В.В. Путин лишний раз продемонстрировал свою глубокую укорененность в немецкой культуре, воспроизведя речи Господа из "Пролога на небесах" к "Фаусту" - "Слаб человек, покорствуя уделу/ Он рад искать покоя, потому/ Дам беспокойного я спутника ему,/ Как бес, дразня его, пусть побуждает к делу". Далее, согласно И.-В. Гете, "пресс-конференция заканчивается, небо закрывается, архангелы расходятся", а Мефистофель, оставшийся на сцене один, удовлетворенно констатирует: "Как речь его спокойна и мягка, / Мы ладим, отношений с ним не портя./ Прекрасная черта у старика:/ Так человечно думать и о черте".

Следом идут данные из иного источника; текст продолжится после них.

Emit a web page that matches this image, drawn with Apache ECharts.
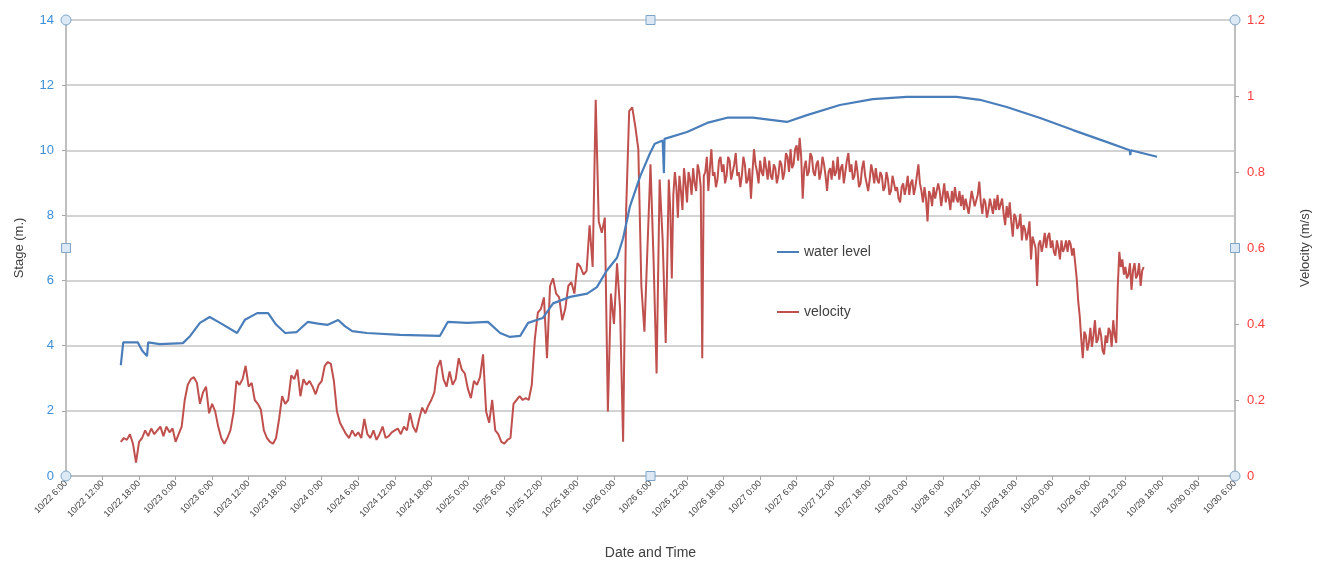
<!DOCTYPE html>
<html>
<head>
<meta charset="utf-8">
<title>Stage and Velocity</title>
<script src="https://cdn.jsdelivr.net/npm/echarts@6/dist/echarts.min.js"></script>
<style>
  html, body { margin: 0; padding: 0; background: #ffffff; }
  #chart { width: 1323px; height: 563px; }
</style>
</head>
<body>
<div id="chart"></div>
<script>
// Time is counted in hours from 10/22 0:00.
const axisStartHour = 6;     // 10/22 6:00
const axisEndHour = 198;     // 10/30 6:00
const tickStepHours = 6;

// Water level (stage, m) readings: hour and value.
const levelHours = [
  15.0, 15.4, 17.8, 18.5, 19.3, 19.5, 21.4, 25.2, 26.4, 28.0, 29.6, 31.3,
  34.1, 35.4, 37.4, 39.2, 40.5, 42.0, 43.9, 45.7, 47.4, 49.0, 50.7, 51.8,
  53.0, 55.4, 60.9, 67.4, 68.7, 71.9, 75.3, 77.3, 78.9, 80.6, 81.9, 84.3,
  86.0, 88.8, 91.6, 93.2, 94.8, 96.5, 97.5, 98.6, 100.3, 101.9, 102.7, 104.0,
  104.2, 104.3, 108.0, 111.3, 114.6, 118.8, 124.4, 127.7, 133.1, 138.5, 144.1, 152.3,
  156.1, 160.5, 166.0, 171.4, 177.0, 180.7, 180.8, 180.9, 185.2
];
const levelValues = [
  3.4, 4.1, 4.1, 3.85, 3.68, 4.1, 4.05, 4.08, 4.3, 4.7, 4.88, 4.7,
  4.39, 4.8, 5.0, 5.0, 4.65, 4.39, 4.42, 4.73, 4.68, 4.64, 4.79, 4.6,
  4.45, 4.39, 4.33, 4.30, 4.73, 4.70, 4.73, 4.39, 4.27, 4.30, 4.70, 4.85,
  5.3, 5.5, 5.6, 5.8, 6.3, 6.7, 7.3, 8.26, 9.2, 9.9, 10.2, 10.3,
  9.3, 10.35, 10.56, 10.84, 11.0, 11.0, 10.87, 11.08, 11.39, 11.57, 11.64, 11.64,
  11.55, 11.33, 10.99, 10.62, 10.25, 10.0, 9.85, 10.0, 9.8
];

// Velocity (m/s), half-hourly from 10/22 15:00 up to 10/26 8:30.
const velocityEarlyStartHour = 15;
const velocityEarlyStepHours = 0.5;
const velocityEarly = [
  0.09, 0.10, 0.095, 0.11, 0.085, 0.035, 0.09, 0.10, 0.12, 0.105, 0.125, 0.11,
  0.12, 0.13, 0.105, 0.13, 0.115, 0.125, 0.09, 0.11, 0.13, 0.20, 0.24, 0.255,
  0.26, 0.245, 0.19, 0.22, 0.235, 0.165, 0.19, 0.17, 0.13, 0.10, 0.085, 0.10,
  0.12, 0.165, 0.25, 0.24, 0.255, 0.29, 0.235, 0.245, 0.20, 0.19, 0.175, 0.12,
  0.10, 0.09, 0.085, 0.10, 0.15, 0.21, 0.19, 0.20, 0.265, 0.255, 0.28, 0.21,
  0.255, 0.24, 0.25, 0.235, 0.215, 0.24, 0.25, 0.29, 0.30, 0.295, 0.25, 0.17,
  0.14, 0.125, 0.11, 0.10, 0.12, 0.105, 0.115, 0.10, 0.15, 0.11, 0.10, 0.12,
  0.095, 0.11, 0.13, 0.10, 0.105, 0.115, 0.12, 0.125, 0.11, 0.13, 0.12, 0.165,
  0.13, 0.115, 0.15, 0.18, 0.165, 0.185, 0.20, 0.22, 0.285, 0.305, 0.255, 0.235,
  0.275, 0.24, 0.255, 0.31, 0.28, 0.27, 0.23, 0.205, 0.25, 0.24, 0.26, 0.32,
  0.17, 0.14, 0.20, 0.12, 0.11, 0.09, 0.085, 0.095, 0.10, 0.19, 0.20, 0.21,
  0.20, 0.205, 0.20, 0.24, 0.36, 0.43, 0.44, 0.47, 0.31, 0.50, 0.52, 0.48,
  0.47, 0.41, 0.44, 0.50, 0.51, 0.48, 0.56, 0.55, 0.53, 0.54, 0.66, 0.55,
  0.99, 0.67, 0.64, 0.68, 0.17, 0.48, 0.40, 0.56, 0.44, 0.09, 0.70, 0.96,
  0.97, 0.92, 0.86, 0.50, 0.38, 0.60, 0.82, 0.57, 0.27, 0.78, 0.62, 0.35
];

// Velocity (m/s), quarter-hourly from 10/26 9:00 to 10/29 15:00.
const velocityLateStartHour = 105;
const velocityLateStepHours = 0.25;
const velocityLate = [
  0.78, 0.70, 0.52, 0.74, 0.80, 0.76, 0.68, 0.79, 0.75, 0.70, 0.81, 0.77,
  0.72, 0.80, 0.78, 0.74, 0.81, 0.77, 0.75, 0.82, 0.80, 0.76, 0.31, 0.79,
  0.80, 0.84, 0.75, 0.81, 0.86, 0.79, 0.80, 0.76, 0.78, 0.83, 0.84, 0.80,
  0.82, 0.77, 0.79, 0.84, 0.83, 0.78, 0.78, 0.82, 0.85, 0.79, 0.80, 0.76,
  0.79, 0.84, 0.82, 0.77, 0.78, 0.81, 0.73, 0.80, 0.86, 0.82, 0.80, 0.77,
  0.83, 0.80, 0.79, 0.84, 0.81, 0.78, 0.83, 0.79, 0.78, 0.82, 0.81, 0.77,
  0.79, 0.83, 0.82, 0.78, 0.80, 0.85, 0.84, 0.80, 0.86, 0.81, 0.82, 0.86,
  0.87, 0.83, 0.89, 0.84, 0.73, 0.81, 0.83, 0.79, 0.80, 0.85, 0.84, 0.80,
  0.79, 0.82, 0.83, 0.78, 0.80, 0.84, 0.82, 0.79, 0.75, 0.80, 0.81, 0.78,
  0.83, 0.79, 0.80, 0.84, 0.78, 0.81, 0.82, 0.77, 0.80, 0.83, 0.85, 0.80,
  0.82, 0.78, 0.79, 0.83, 0.80, 0.76, 0.77, 0.81, 0.83, 0.79, 0.79, 0.75,
  0.78, 0.82, 0.80, 0.77, 0.81, 0.78, 0.77, 0.80, 0.79, 0.75, 0.76, 0.80,
  0.78, 0.74, 0.75, 0.79, 0.79, 0.75, 0.76, 0.73, 0.72, 0.76, 0.77, 0.74,
  0.76, 0.79, 0.74, 0.77, 0.78, 0.74, 0.76, 0.79, 0.82, 0.77, 0.75, 0.72,
  0.76, 0.73, 0.67, 0.75, 0.74, 0.71, 0.76, 0.73, 0.73, 0.77, 0.75, 0.71,
  0.74, 0.77, 0.72, 0.75, 0.73, 0.70, 0.75, 0.72, 0.76, 0.73, 0.72, 0.75,
  0.71, 0.74, 0.70, 0.73, 0.73, 0.69, 0.72, 0.75, 0.745, 0.71, 0.71, 0.74,
  0.775, 0.72, 0.69, 0.73, 0.72, 0.68, 0.70, 0.73, 0.71, 0.69, 0.73, 0.70,
  0.74, 0.70, 0.70, 0.73, 0.69, 0.66, 0.71, 0.68, 0.72, 0.67, 0.63, 0.69,
  0.68, 0.65, 0.66, 0.69, 0.62, 0.66, 0.65, 0.62, 0.64, 0.67, 0.57, 0.63,
  0.63, 0.60, 0.50, 0.61, 0.62, 0.59, 0.61, 0.64, 0.60, 0.63, 0.64, 0.60,
  0.62, 0.59, 0.58, 0.62, 0.60, 0.57, 0.62, 0.59, 0.60, 0.62, 0.59, 0.62,
  0.61, 0.58, 0.60, 0.56, 0.52, 0.46, 0.42, 0.36, 0.31, 0.38, 0.37, 0.33,
  0.35, 0.39, 0.34, 0.37, 0.41, 0.35, 0.36, 0.39, 0.37, 0.33, 0.32, 0.37,
  0.35, 0.39, 0.38, 0.34, 0.41, 0.37, 0.35, 0.50, 0.59, 0.55, 0.57, 0.53,
  0.55, 0.52, 0.53, 0.56, 0.49, 0.54, 0.56, 0.52, 0.53, 0.56, 0.50, 0.54,
  0.55
];

const levelData = levelHours.map((h, i) => [h, levelValues[i]]);
const velocityData = velocityEarly
  .map((v, i) => [velocityEarlyStartHour + i * velocityEarlyStepHours, v])
  .concat(velocityLate.map((v, i) => [velocityLateStartHour + i * velocityLateStepHours, v]));

function hourLabel(h) {
  const day = 22 + Math.floor(h / 24);
  const hour = h % 24;
  return '10/' + day + ' ' + hour + ':00';
}

const FONT = '"Liberation Sans", "Noto Sans", sans-serif';
const chart = echarts.init(document.getElementById('chart'));

// Selection handles around the plot frame
function handles() {
  const L = 66, R = 1235, T = 20, B = 476, MX = 650.5, MY = 248;
  const fill = '#dce9f5', stroke = '#7fa6c8';
  const circle = (x, y) => ({ type: 'circle', shape: { cx: x, cy: y, r: 5 }, style: { fill, stroke, lineWidth: 1 }, z: 100 });
  const square = (x, y) => ({ type: 'rect', shape: { x: x - 4.5, y: y - 4.5, width: 9, height: 9 }, style: { fill, stroke, lineWidth: 1 }, z: 100 });
  return [circle(L, T), circle(R, T), circle(L, B), circle(R, B),
          square(MX, T), square(MX, B), square(L, MY), square(R, MY)];
}

chart.setOption({
  animation: false,
  backgroundColor: '#ffffff',
  textStyle: { fontFamily: FONT },
  grid: { left: 66, right: 88, top: 20, bottom: 87, containLabel: false, outerBoundsMode: 'none' },
  legend: {
    orient: 'vertical',
    left: 772,
    top: 240,
    itemWidth: 22,
    itemHeight: 2,
    itemGap: 46,
    icon: 'rect',
    textStyle: { color: '#404040', fontSize: 14, fontFamily: FONT },
    data: ['water level', 'velocity']
  },
  xAxis: {
    type: 'value',
    min: axisStartHour,
    max: axisEndHour,
    interval: tickStepHours,
    name: 'Date and Time',
    nameLocation: 'middle',
    nameGap: 70,
    nameTextStyle: { color: '#404040', fontSize: 14, fontFamily: FONT },
    axisLine: { show: true, onZero: false, lineStyle: { color: '#bfbfbf', width: 2 } },
    axisTick: { show: true, length: 4, lineStyle: { color: '#a6a6a6' } },
    axisLabel: {
      rotate: 45,
      fontSize: 9,
      color: '#404040',
      margin: 6,
      hideOverlap: false,
      showMinLabel: true,
      showMaxLabel: true,
      formatter: hourLabel
    },
    splitLine: { show: false }
  },
  yAxis: [
    {
      type: 'value',
      min: 0,
      max: 14,
      interval: 2,
      name: 'Stage (m.)',
      nameLocation: 'middle',
      nameRotate: 90,
      nameGap: 40,
      nameTextStyle: { color: '#404040', fontSize: 13, fontFamily: FONT },
      axisLine: { show: true, lineStyle: { color: '#bfbfbf', width: 2 } },
      axisTick: { show: true, length: 4, lineStyle: { color: '#a6a6a6' } },
      axisLabel: { color: '#3d8fd9', fontSize: 13, margin: 12 },
      splitLine: { show: true, lineStyle: { color: '#c4c4c4', width: 1.5 } }
    },
    {
      type: 'value',
      min: 0,
      max: 1.2,
      interval: 0.2,
      position: 'right',
      name: 'Velocity (m/s)',
      nameLocation: 'middle',
      nameRotate: 90,
      nameGap: 64,
      nameTextStyle: { color: '#404040', fontSize: 13, fontFamily: FONT },
      axisLine: { show: true, lineStyle: { color: '#bfbfbf', width: 2 } },
      axisTick: { show: true, length: 4, lineStyle: { color: '#a6a6a6' } },
      axisLabel: { color: '#ff3b3b', fontSize: 13, margin: 12 },
      splitLine: { show: false }
    }
  ],
  series: [
    {
      name: 'velocity',
      type: 'line',
      yAxisIndex: 1,
      data: velocityData,
      showSymbol: false,
      lineStyle: { color: '#c0504d', width: 2 },
      itemStyle: { color: '#c0504d' },
      z: 2
    },
    {
      name: 'water level',
      type: 'line',
      yAxisIndex: 0,
      data: levelData,
      showSymbol: false,
      lineStyle: { color: '#4a7ebb', width: 2.2 },
      itemStyle: { color: '#4a7ebb' },
      z: 3
    }
  ],
  graphic: handles()
});
</script>
</body>
</html>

Все надеются, что, наблюдая пресс-конференцию В.В. Путина из парижского отеля "Риц", Борис Абрамович именно таким образом резюмировал мероприятие, но беда в том, что, по мнению богословов, элегантно-цинический гетевский Мефистофель весьма мало похож на реального беса, для которого свойственна прежде всего болезненная зацикленность на своей уязвленной гордыне. Мужественный редактор "Эха Москвы" А.А. Венедиктов в этом отношении стоит к теологическим конструкциям значительно ближе, нежели гетевский герой, а между тем именно во власть самолюбивого редактора отныне отдан - вместо Б.Е. Немцова - кроткий старец-либерал Е.Г. Ясин, которому А.Р. Кох продает злополучные 9,5% акций "Эха". Поскольку, по мнению А.А. Венедиктова, принятие Б.Е. Немцовым от Коха искомых 9,5% было бы "бесстыдством" и "мародерством", печально даже и помыслить, на что теперь пошел покорный партийной воле Е.Г. Ясин. Очевидно, на политсовете СПС рассудили: "Дедушка старый, ему все равно". Хотя отныне Е.Г. Ясин уже не партиец - повинуясь неодолимому отвращению А.А. Венедиктова к партиям как таковым, он приостановил свое членство в СПС. Прежде примеры такого отвращения к партийности можно было сыскать лишь в совзагранучреждениях, куда, как известно, путь членам КПСС был строго заказан. В точности, как на "Эхе", ни в одном совпосольстве не было парторганизации, а вместо того абсолютно беспартийные совзагранслужащие исправно собирались на заседания месткома - очевидно, чтобы вести с работодателем, т. е. советским государством неистовую классовую борьбу за улучшение условий труда. Многие сомневались, был ли какой-нибудь смысл в такой хитроумной конспирации, но если совзагранопыт стереотипно воспроизведен в последнем оазисе свободы слова, очевидно, был - и самый глубокий. В ходе информвойны осени 1997 года, открытой как раз на "Эхе", когда публика спрашивала, зачем же А.А. Венедиктов обмарался об храброго разоблачителя А.В. Минкина, первоначальная версия ответа гласила: "Позвонил Гусинский и сказал, что приедет Минкин - что ж нам было делать?" Гусинский, как известно, занимал пост секретаря парторганизации, которому нельзя было отвечать: "Ничего, Минкин как приедет, так и уедет", - поэтому, видя, к чему приводит диктат парторга, на "Эхе" и учредили полную свободу и беспартийность.